Naturally, the film itself is extremely self-conscious. Not only do the Maels pop up in every other scene—checking in on us to see how we’re doing like a significant other glancing over at your face when they’re showing you a favorite film—but we’re explicitly welcomed to and bid farewell from the movie by cast and crew alike. Unfortunately, it kicks off with its best song. As the love between confrontational stand-up Henry McHenry (Driver) and soprano Ann Defrasnoux (Cotillard) goes down its surreal rabbit holes, the songs are slight, repetitive and—worst of all—none as funny or catchy as its opening hook.

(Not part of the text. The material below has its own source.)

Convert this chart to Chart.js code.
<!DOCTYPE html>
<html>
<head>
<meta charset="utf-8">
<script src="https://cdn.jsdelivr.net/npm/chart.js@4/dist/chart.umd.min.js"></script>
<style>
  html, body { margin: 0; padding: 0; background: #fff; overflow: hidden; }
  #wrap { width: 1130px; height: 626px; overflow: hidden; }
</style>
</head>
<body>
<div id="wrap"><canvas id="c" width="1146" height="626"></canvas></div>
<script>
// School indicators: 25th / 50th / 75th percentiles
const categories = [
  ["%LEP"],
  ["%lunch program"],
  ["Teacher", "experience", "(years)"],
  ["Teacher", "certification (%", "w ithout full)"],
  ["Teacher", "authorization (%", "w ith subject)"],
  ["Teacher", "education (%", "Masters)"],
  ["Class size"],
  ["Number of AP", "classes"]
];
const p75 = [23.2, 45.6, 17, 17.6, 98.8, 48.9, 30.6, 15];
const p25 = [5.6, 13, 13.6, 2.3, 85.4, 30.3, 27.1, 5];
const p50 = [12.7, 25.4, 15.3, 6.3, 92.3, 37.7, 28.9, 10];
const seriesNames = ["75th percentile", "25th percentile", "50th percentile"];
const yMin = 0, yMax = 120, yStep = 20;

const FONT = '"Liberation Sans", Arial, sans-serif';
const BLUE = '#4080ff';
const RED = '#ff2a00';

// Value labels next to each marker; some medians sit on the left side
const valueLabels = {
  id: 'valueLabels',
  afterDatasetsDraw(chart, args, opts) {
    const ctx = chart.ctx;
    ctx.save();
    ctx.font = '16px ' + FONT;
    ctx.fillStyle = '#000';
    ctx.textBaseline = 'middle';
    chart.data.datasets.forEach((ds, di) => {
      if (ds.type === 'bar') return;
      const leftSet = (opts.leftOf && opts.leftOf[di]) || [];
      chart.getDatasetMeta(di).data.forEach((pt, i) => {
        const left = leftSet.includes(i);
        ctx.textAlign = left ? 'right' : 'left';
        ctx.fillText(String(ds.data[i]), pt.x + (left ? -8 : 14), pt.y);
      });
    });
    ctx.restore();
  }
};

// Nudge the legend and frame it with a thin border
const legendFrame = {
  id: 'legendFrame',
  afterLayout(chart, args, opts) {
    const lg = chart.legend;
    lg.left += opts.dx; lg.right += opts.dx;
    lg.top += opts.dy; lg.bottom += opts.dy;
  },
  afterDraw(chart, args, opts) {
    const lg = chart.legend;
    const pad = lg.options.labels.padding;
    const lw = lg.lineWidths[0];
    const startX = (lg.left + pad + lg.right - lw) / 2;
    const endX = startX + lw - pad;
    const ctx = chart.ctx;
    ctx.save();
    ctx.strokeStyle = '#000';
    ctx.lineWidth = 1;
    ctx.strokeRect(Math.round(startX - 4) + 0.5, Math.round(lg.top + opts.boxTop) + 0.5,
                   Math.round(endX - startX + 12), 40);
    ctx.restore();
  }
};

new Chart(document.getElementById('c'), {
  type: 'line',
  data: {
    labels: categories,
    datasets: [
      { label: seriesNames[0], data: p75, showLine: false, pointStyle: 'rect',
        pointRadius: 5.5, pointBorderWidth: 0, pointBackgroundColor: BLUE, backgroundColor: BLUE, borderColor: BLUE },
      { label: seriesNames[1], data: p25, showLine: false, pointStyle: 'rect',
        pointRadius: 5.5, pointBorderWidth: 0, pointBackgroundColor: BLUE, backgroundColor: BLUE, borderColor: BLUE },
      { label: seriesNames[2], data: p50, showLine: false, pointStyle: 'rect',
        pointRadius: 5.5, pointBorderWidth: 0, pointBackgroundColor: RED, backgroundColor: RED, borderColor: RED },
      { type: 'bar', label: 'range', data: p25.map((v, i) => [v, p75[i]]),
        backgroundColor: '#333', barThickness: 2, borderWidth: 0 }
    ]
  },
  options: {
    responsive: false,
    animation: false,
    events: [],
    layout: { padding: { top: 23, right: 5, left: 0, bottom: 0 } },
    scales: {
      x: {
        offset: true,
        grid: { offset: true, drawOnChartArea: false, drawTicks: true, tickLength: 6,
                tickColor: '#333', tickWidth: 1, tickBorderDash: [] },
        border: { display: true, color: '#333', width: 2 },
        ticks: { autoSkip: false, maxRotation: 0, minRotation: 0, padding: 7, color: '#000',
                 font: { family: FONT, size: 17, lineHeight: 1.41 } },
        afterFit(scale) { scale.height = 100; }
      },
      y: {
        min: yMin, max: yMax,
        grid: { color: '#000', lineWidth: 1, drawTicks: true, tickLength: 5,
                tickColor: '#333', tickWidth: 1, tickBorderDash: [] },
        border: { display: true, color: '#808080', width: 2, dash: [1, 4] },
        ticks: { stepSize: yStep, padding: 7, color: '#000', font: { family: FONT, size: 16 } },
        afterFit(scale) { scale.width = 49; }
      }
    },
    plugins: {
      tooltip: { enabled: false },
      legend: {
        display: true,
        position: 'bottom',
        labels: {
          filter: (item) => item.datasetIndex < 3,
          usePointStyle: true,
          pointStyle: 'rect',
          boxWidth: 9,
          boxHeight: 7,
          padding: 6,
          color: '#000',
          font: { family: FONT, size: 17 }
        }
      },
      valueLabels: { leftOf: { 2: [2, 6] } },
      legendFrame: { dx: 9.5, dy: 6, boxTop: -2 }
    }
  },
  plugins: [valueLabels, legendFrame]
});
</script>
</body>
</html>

The thrumming “So May We Start” never finds a musical or lyrical match to its self-effacing charm (“The authors are here so let’s not show disdain / The authors are here and they’re a little vain”), as songs like “We Love Each Other So Much” are quick to wear out their hyper-literal gag. A song where McHenry takes a small breather from eating out his wife to sing the chorus for a second, only for priorities to take back over, gets on your nerves when it should be the capping joke making an erotic, sweaty sex scene all the more enjoyable.

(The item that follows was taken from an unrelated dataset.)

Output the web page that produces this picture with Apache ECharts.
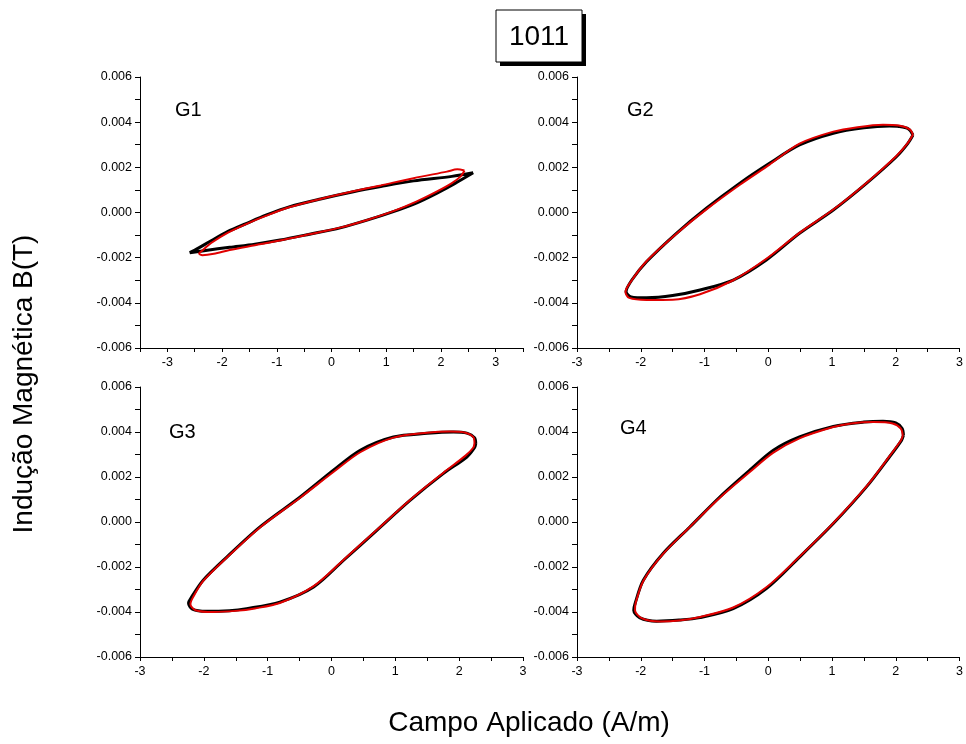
<!DOCTYPE html>
<html>
<head>
<meta charset="utf-8">
<script src="https://cdn.jsdelivr.net/npm/echarts@6/dist/echarts.min.js"></script>
<style>
html, body { margin: 0; padding: 0; background: #fff; }
#main { width: 966px; height: 744px; }
</style>
</head>
<body>
<div id="main"></div>
<script>
// dados: [H (A/m), B (T)]
var g1Black = [[2.59,0.00176],[2.2,0.00160],[1.5,0.00140],[0.9,0.00115],[0.4,0.00092],[-0.2,0.00060],[-0.76,0.00026],[-1.2,-0.00012],[-1.55,-0.00048],[-1.9,-0.00085],[-2.2,-0.00125],[-2.45,-0.00160],[-2.59,-0.00178],[-2.3,-0.00168],[-1.86,-0.00154],[-1.4,-0.00140],[-0.94,-0.00122],[-0.4,-0.00096],[0.16,-0.00068],[0.65,-0.00034],[1.13,0.00004],[1.55,0.00042],[1.92,0.00085],[2.25,0.00128],[2.59,0.00176]];
var g1Red = [[2.43,0.00186],[2.30,0.00191],[2.11,0.00181],[1.5,0.00152],[0.9,0.00120],[0.4,0.00094],[-0.2,0.00060],[-0.76,0.00024],[-1.2,-0.00015],[-1.55,-0.00050],[-1.9,-0.00090],[-2.2,-0.00135],[-2.36,-0.00168],[-2.42,-0.00182],[-2.36,-0.00189],[-2.15,-0.00183],[-1.86,-0.00166],[-1.4,-0.00145],[-0.94,-0.00124],[-0.4,-0.00096],[0.16,-0.00067],[0.65,-0.00033],[1.13,0.00006],[1.55,0.00048],[1.92,0.00092],[2.2,0.00130],[2.36,0.00160],[2.43,0.00186]];

var g2Black = [[2.27,0.00343],[2.2,0.00370],[2.05,0.00381],[1.9,0.00383],[1.5,0.00375],[1.02,0.00351],[0.49,0.00299],[0.02,0.00218],[-0.45,0.00129],[-0.97,0.00019],[-1.44,-0.00092],[-1.91,-0.00218],[-2.14,-0.00299],[-2.23,-0.00351],[-2.15,-0.00374],[-1.91,-0.00378],[-1.5,-0.00368],[-1.07,-0.00343],[-0.55,-0.00299],[-0.03,-0.0021],[0.49,-0.00092],[1.02,0.00011],[1.54,0.00129],[2.01,0.00247],[2.19,0.00306],[2.27,0.00343]];
var g2Red = [[2.27,0.00345],[2.22,0.00368],[2.05,0.00385],[1.8,0.00389],[1.4,0.00378],[1.02,0.00358],[0.49,0.00305],[0.02,0.00212],[-0.45,0.00122],[-0.97,0.00014],[-1.44,-0.00094],[-1.91,-0.00216],[-2.14,-0.00300],[-2.24,-0.00352],[-2.18,-0.00378],[-1.91,-0.00387],[-1.5,-0.00386],[-1.07,-0.00362],[-0.55,-0.00300],[-0.03,-0.00205],[0.49,-0.00090],[1.02,0.00013],[1.54,0.00131],[2.01,0.00250],[2.19,0.00308],[2.27,0.00345]];

var g3Black = [[2.26,0.00348],[2.24,0.00375],[2.12,0.00395],[1.91,0.00400],[1.5,0.00394],[0.97,0.00378],[0.45,0.00319],[0.03,0.00230],[-0.49,0.00111],[-1.12,-0.00022],[-1.64,-0.00156],[-2.01,-0.00259],[-2.19,-0.00333],[-2.24,-0.00360],[-2.18,-0.00387],[-1.96,-0.00397],[-1.6,-0.00394],[-1.33,-0.00385],[-0.81,-0.00356],[-0.28,-0.00289],[0.19,-0.00170],[0.71,-0.00037],[1.23,0.00096],[1.75,0.00215],[2.12,0.00289],[2.24,0.00330],[2.26,0.00348]];
var g3Red = [[2.24,0.00350],[2.22,0.00378],[2.10,0.00397],[1.85,0.00402],[1.5,0.00397],[0.97,0.00375],[0.45,0.00310],[0.03,0.00222],[-0.49,0.00108],[-1.12,-0.00024],[-1.64,-0.00158],[-2.01,-0.00262],[-2.17,-0.00335],[-2.21,-0.00365],[-2.13,-0.00392],[-1.85,-0.00400],[-1.5,-0.00395],[-1.2,-0.00384],[-0.81,-0.00360],[-0.28,-0.00285],[0.19,-0.00168],[0.71,-0.00035],[1.23,0.00098],[1.75,0.00218],[2.10,0.00295],[2.22,0.00330],[2.24,0.00350]];

var g4Black = [[2.12,0.00385],[2.10,0.00415],[2.0,0.00440],[1.80,0.00448],[1.5,0.00444],[1.02,0.00425],[0.49,0.00378],[0.08,0.00319],[-0.29,0.00230],[-0.76,0.00111],[-1.23,-0.00022],[-1.65,-0.00140],[-1.96,-0.00259],[-2.09,-0.00363],[-2.11,-0.00392],[-2.02,-0.00425],[-1.75,-0.00441],[-1.4,-0.00436],[-1.07,-0.00425],[-0.55,-0.00385],[-0.03,-0.00296],[0.49,-0.00156],[1.02,-0.00007],[1.54,0.00156],[1.90,0.00289],[2.09,0.00363],[2.12,0.00385]];
var g4Red = [[2.11,0.00383],[2.08,0.00415],[1.95,0.00438],[1.65,0.00444],[1.3,0.00438],[1.02,0.00422],[0.49,0.00372],[0.08,0.00308],[-0.29,0.00222],[-0.76,0.00108],[-1.23,-0.00022],[-1.65,-0.00142],[-1.96,-0.00262],[-2.08,-0.00360],[-2.09,-0.00392],[-1.98,-0.00428],[-1.70,-0.00442],[-1.4,-0.00438],[-1.07,-0.00422],[-0.55,-0.00380],[-0.03,-0.00290],[0.49,-0.00154],[1.02,-0.00005],[1.54,0.00158],[1.90,0.00292],[2.08,0.00362],[2.11,0.00383]];

var panelNames = ['G1', 'G2', 'G3', 'G4'];
var xRanges = [[-3.5, 3.5], [-3, 3], [-3, 3], [-3, 3]];
var yRange = [-0.006, 0.006];

var fonte = 'Arial, "Liberation Sans", sans-serif';
var myChart = echarts.init(document.getElementById('main'));

var grids = [
    {left: 140, top: 77, width: 383, height: 271},
    {left: 577, top: 77, width: 383, height: 271},
    {left: 140, top: 387, width: 383, height: 270},
    {left: 577, top: 387, width: 383, height: 270}
];

var xAxes = [], yAxes = [];
for (var i = 0; i < 4; i++) {
    xAxes.push({
        type: 'value', gridIndex: i,
        min: xRanges[i][0], max: xRanges[i][1], interval: 0.5,
        splitLine: {show: false},
        axisLine: {onZero: false, lineStyle: {color: '#000', width: 1}},
        axisTick: {inside: false, length: 4, lineStyle: {color: '#000'}},
        axisLabel: {
            color: '#000', fontSize: 12.5, fontFamily: fonte, margin: 8,
            formatter: function (v) { return (Math.abs(v % 1) < 1e-9) ? String(v) : ''; }
        }
    });
    yAxes.push({
        type: 'value', gridIndex: i,
        min: yRange[0], max: yRange[1], interval: 0.001,
        splitLine: {show: false},
        axisLine: {onZero: false, lineStyle: {color: '#000', width: 1}},
        axisTick: {inside: false, length: 5, lineStyle: {color: '#000'}},
        axisLabel: {
            color: '#000', fontSize: 12.5, fontFamily: fonte, margin: 8,
            formatter: function (v) {
                var k = Math.round(v * 1000);
                return (k % 2 === 0) ? (k / 1000).toFixed(3) : '';
            }
        }
    });
}

function loop (dados, idx, cor, larg) {
    return {
        type: 'line', xAxisIndex: idx, yAxisIndex: idx,
        data: dados, showSymbol: false, smooth: 0.3,
        lineStyle: {color: cor, width: larg}
    };
}

var series = [
    loop(g1Black, 0, '#000', 3), loop(g1Red, 0, '#e00000', 2),
    loop(g2Black, 1, '#000', 3), loop(g2Red, 1, '#e00000', 2),
    loop(g3Black, 2, '#000', 3), loop(g3Red, 2, '#e00000', 2),
    loop(g4Black, 3, '#000', 3), loop(g4Red, 3, '#e00000', 2)
];

var labelPos = [[175, 110], [627, 110], [169, 432], [620, 428]];
var graphics = [];
for (var j = 0; j < 4; j++) {
    graphics.push({
        type: 'text', x: labelPos[j][0], y: labelPos[j][1],
        style: {text: panelNames[j], font: '20px ' + fonte, fill: '#000', textVerticalAlign: 'middle'}
    });
}
// caixa do título com sombra
graphics.push({type: 'rect', shape: {x: 500, y: 14, width: 86, height: 52}, style: {fill: '#000'}});
graphics.push({type: 'rect', shape: {x: 496, y: 10, width: 86, height: 52}, style: {fill: '#fff', stroke: '#000', lineWidth: 1}});
graphics.push({type: 'text', x: 539, y: 37, style: {text: '1011', font: '28px ' + fonte, fill: '#000', textAlign: 'center', textVerticalAlign: 'middle'}});
// títulos dos eixos
graphics.push({type: 'text', x: 529, y: 723, style: {text: 'Campo Aplicado (A/m)', font: '28px ' + fonte, fill: '#000', textAlign: 'center', textVerticalAlign: 'middle'}});
graphics.push({type: 'text', x: 24, y: 384, rotation: Math.PI / 2, style: {text: 'Indução Magnética B(T)', font: '28px ' + fonte, fill: '#000', textAlign: 'center', textVerticalAlign: 'middle'}});

var option = {
    animation: false,
    backgroundColor: '#fff',
    grid: grids,
    xAxis: xAxes,
    yAxis: yAxes,
    series: series,
    graphic: graphics
};

myChart.setOption(option);
</script>
</body>
</html>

Like the rest of Annette, the dry humor isn’t funny enough to fully sustain its cool-kid commentary and the filmmaking is never grand enough to fully sell the caricature. The title conceit is one of the few places this complex tone clicks into place: From McHenry and Defrasnoux’s romance springs their daughter, a puppet mari-Annette with a voice of gold. I liked the fragile craft of La Pendue’s endearing little moppet, which almost looks like a Team America version of Denis Lavant’s Holy Motors sewer goblin Monsieur Merde (which, knowing Carax, could be yet another joke), but the melodrama she’s counterbalancing never quite moves us one way or the other.

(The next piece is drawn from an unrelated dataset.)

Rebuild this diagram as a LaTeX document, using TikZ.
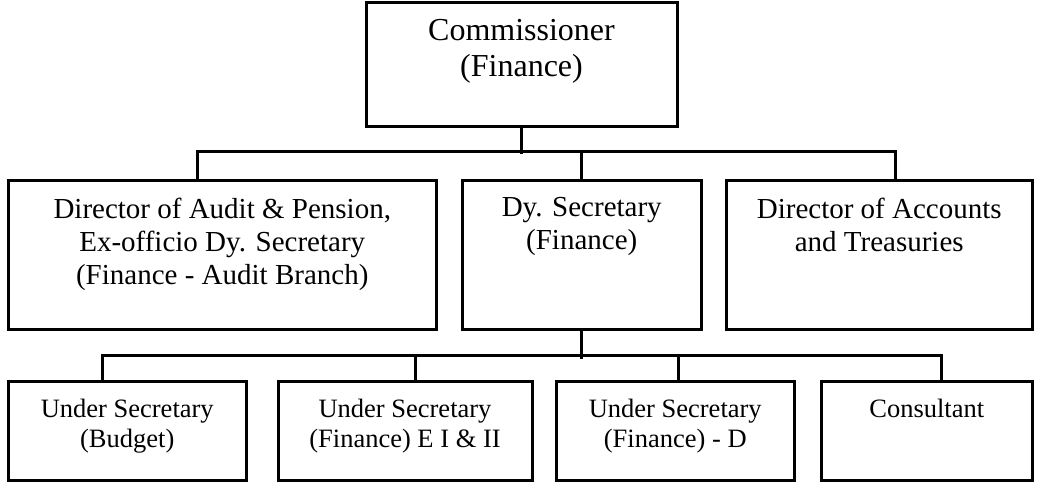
\documentclass[tikz,border=0pt]{standalone}
\usepackage{fontspec}
\setmainfont{Liberation Serif}
\usetikzlibrary{positioning}

\begin{document}
\begin{tikzpicture}[x=1pt, y=-1pt,
  box/.style={draw, line width=3pt, inner sep=0pt},
  lbl/.style={align=center, inner sep=0pt},
  headtxt/.style={lbl, font=\fontsize{32}{36}\selectfont},
  midtxt/.style={lbl, font=\fontsize{29}{33}\selectfont},
  lowtxt/.style={lbl, font=\fontsize{26.5}{30}\selectfont},
  conn/.style={line width=3pt}
]
\useasboundingbox (0,0) rectangle (1039,484);

% head of the department
\node[box, minimum width=311, minimum height=124.5] (comm) at (521.5,64.75) {};
\node[headtxt, below=18.5pt of comm.north] (commtxt) {Commissioner\\(Finance)};

% second row
\node[box, minimum width=427.5, minimum height=149] (audit) at (222.25,254.5) {};
\node[midtxt, below=19pt of audit.north] (audittxt)
  {Director of Audit \& Pension,\\Ex-officio Dy. Secretary\\(Finance - Audit Branch)};
\node[box, minimum width=238.5, minimum height=149] (dysec) at (581.75,254.5) {};
\node[midtxt, below=19pt of dysec.north] (dysectxt) {Dy. Secretary\\(Finance)};
\node[box, minimum width=305.5, minimum height=149] (acct) at (879.25,254.5) {};
\node[midtxt, below=19pt of acct.north] (accttxt) {Director of Accounts\\and Treasuries};

% third row
\node[box, minimum width=237.5, minimum height=99] (usbud) at (127.25,431) {};
\node[lowtxt, below=18.5pt of usbud.north] (usbudtxt) {Under Secretary\\(Budget)};
\node[box, minimum width=254, minimum height=99] (useii) at (405,431) {};
\node[lowtxt, below=18.5pt of useii.north] (useiitxt) {Under Secretary\\(Finance) E I \& II};
\node[box, minimum width=237.5, minimum height=99] (usd) at (675.25,431) {};
\node[lowtxt, below=18.5pt of usd.north] (usdtxt) {Under Secretary\\(Finance) - D};
\node[box, minimum width=210.5, minimum height=99] (cons) at (926.75,431) {};
\node[lowtxt, below=18.5pt of cons.north] (constxt) {Consultant};

% connectors
\draw[conn] (comm.south) -- ++(0,26);
\draw[conn] ([xshift=-25pt]audit.north) -- ++(0,-27) -| ([xshift=16pt]acct.north);
\draw[conn] (dysec.north) -- ++(0,-27);

\draw[conn] (dysec.south) -- ++(0,28);
\draw[conn] ([xshift=-25pt]usbud.north) -- ++(0,-24.5) -| ([xshift=15pt]cons.north);
\draw[conn] ([xshift=10pt]useii.north) -- ++(0,-24.5);
\draw[conn] ([xshift=3pt]usd.north) -- ++(0,-24.5);
\end{tikzpicture}
\end{document}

Befitting a relationship starting with so many loving affirmations, the family is in for an equitable amount of tragedy. Fleeting visions of controversy and waves of jealousy, told through entertainingly chipper paparazzi storybook interludes. But, like much of the actual plot and far too many of the most aesthetically interesting scenes, interludes are all they are. That’s just how things go in showbiz (and in Annette’s showy biz). These extremes of emotion—gesturing towards the kind of bright primary emotional colors put on display in performance art, opera and, yes, insult comedy—attempt to sweep in with the gaudy strings and plainly descriptive lyrics, but only occasionally find success when Carax fully gives into long takes and production design that pulls expressionistic wonders from mundane locales. One of Annette’s best numbers is one that most earnestly uses its theatrical staging, zooming around a courtroom and playing with reflection, costume and setting with more control and flair than some of its more elaborate tracking shots or heightened situations. Why the rest of the film couldn’t be equally engrossing—as Carax has proven himself capable of incredible craft here and elsewhere in his career—seems like an unintentional part of its push-pull relationship with the audience. The script is caught up in playing with what we expect from an epic, weird musical but neglects to meaningfully tie what should be a spiraling nightmare to anything affecting. It’s just as good at boring us as it is at disarming or amusing us.